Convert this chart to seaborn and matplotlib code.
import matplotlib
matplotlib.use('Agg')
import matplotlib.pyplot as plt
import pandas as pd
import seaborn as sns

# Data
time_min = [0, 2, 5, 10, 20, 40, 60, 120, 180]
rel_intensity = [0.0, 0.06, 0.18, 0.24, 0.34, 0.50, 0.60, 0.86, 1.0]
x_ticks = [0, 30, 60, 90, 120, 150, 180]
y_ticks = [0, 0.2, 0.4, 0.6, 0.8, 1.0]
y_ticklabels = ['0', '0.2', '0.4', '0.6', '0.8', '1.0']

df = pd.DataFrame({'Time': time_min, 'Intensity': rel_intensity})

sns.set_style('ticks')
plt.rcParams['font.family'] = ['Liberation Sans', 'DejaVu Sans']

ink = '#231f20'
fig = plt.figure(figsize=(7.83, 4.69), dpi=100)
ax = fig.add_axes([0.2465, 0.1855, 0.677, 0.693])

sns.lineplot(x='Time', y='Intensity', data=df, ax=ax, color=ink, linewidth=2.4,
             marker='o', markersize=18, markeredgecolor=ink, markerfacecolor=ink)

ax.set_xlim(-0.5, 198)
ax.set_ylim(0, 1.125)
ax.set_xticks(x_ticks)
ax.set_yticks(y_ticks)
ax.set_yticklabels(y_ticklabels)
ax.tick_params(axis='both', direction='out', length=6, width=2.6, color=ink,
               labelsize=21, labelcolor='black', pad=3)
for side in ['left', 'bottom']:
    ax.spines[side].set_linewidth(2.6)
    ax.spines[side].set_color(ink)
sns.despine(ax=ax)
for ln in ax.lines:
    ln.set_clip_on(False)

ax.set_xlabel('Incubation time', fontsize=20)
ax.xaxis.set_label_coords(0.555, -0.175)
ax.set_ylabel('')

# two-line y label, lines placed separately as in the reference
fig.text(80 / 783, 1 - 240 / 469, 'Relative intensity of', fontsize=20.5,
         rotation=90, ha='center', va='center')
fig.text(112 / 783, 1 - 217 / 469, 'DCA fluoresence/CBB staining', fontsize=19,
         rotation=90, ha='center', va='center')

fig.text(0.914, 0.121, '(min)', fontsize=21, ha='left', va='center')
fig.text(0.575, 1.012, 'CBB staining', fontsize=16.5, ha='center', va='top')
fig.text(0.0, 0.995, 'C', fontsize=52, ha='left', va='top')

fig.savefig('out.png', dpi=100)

□ □ □ □

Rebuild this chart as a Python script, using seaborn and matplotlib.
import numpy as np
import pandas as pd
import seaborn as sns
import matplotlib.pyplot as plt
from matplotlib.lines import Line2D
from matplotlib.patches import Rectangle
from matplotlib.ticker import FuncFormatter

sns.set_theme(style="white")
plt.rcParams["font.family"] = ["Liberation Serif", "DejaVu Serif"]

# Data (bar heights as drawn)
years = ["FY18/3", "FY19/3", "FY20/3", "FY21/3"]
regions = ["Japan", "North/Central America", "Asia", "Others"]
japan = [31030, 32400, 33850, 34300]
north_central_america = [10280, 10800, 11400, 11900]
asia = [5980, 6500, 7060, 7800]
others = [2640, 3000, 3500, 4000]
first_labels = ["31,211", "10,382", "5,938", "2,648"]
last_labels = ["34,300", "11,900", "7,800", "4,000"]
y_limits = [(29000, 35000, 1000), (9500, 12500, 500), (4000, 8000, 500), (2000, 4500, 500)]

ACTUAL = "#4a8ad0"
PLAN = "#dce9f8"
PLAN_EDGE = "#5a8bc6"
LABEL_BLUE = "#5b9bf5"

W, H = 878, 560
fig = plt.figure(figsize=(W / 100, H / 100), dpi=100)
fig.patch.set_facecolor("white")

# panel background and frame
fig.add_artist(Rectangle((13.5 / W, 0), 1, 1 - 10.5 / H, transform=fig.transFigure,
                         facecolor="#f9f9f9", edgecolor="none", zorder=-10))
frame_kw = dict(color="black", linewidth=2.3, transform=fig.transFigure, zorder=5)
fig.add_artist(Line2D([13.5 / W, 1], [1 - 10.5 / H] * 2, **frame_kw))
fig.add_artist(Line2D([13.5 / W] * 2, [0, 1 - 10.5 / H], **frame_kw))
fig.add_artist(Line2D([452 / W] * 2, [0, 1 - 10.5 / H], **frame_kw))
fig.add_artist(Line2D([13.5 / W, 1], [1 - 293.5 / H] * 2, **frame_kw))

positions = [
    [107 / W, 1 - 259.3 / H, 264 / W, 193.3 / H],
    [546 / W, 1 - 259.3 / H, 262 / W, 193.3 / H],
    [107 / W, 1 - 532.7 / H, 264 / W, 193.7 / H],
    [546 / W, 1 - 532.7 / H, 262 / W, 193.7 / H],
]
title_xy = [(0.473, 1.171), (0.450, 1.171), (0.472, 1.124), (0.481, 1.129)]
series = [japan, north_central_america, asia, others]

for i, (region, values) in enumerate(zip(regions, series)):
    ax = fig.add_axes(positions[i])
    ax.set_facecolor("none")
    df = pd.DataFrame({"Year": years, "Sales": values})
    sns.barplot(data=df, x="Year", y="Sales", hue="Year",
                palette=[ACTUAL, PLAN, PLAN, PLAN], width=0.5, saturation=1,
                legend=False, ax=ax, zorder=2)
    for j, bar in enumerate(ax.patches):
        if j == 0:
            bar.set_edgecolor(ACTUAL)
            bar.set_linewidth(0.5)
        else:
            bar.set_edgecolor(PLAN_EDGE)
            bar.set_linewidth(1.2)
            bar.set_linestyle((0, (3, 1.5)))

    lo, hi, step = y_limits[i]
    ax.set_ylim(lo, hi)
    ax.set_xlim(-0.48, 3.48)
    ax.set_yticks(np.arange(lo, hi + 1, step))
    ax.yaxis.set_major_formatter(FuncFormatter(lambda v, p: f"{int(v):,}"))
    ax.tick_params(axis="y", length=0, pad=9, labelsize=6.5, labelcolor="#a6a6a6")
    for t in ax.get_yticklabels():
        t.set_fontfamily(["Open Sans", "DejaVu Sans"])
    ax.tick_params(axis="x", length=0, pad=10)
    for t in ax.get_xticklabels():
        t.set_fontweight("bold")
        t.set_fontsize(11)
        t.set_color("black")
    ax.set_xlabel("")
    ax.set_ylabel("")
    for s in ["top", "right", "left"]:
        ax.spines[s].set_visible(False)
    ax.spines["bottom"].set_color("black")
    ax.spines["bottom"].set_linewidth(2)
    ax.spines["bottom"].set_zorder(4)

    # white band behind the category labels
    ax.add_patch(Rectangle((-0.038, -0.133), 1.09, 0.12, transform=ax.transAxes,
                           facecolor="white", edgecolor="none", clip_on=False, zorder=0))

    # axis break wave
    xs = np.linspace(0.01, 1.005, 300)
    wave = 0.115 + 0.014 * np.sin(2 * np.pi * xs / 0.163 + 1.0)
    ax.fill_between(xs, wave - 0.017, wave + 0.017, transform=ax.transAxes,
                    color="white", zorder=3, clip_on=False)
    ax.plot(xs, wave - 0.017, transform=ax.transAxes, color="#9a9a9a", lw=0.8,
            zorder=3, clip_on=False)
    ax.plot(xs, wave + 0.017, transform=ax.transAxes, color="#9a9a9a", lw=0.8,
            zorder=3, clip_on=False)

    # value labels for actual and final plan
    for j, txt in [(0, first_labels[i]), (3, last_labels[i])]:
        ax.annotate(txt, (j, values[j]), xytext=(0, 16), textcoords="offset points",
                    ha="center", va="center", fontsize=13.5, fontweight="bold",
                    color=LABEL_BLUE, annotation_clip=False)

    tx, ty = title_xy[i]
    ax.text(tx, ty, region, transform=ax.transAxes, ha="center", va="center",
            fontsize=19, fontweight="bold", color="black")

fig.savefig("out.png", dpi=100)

□ □ □ □

Return nothing except the number of lines that include the string "seaborn".

4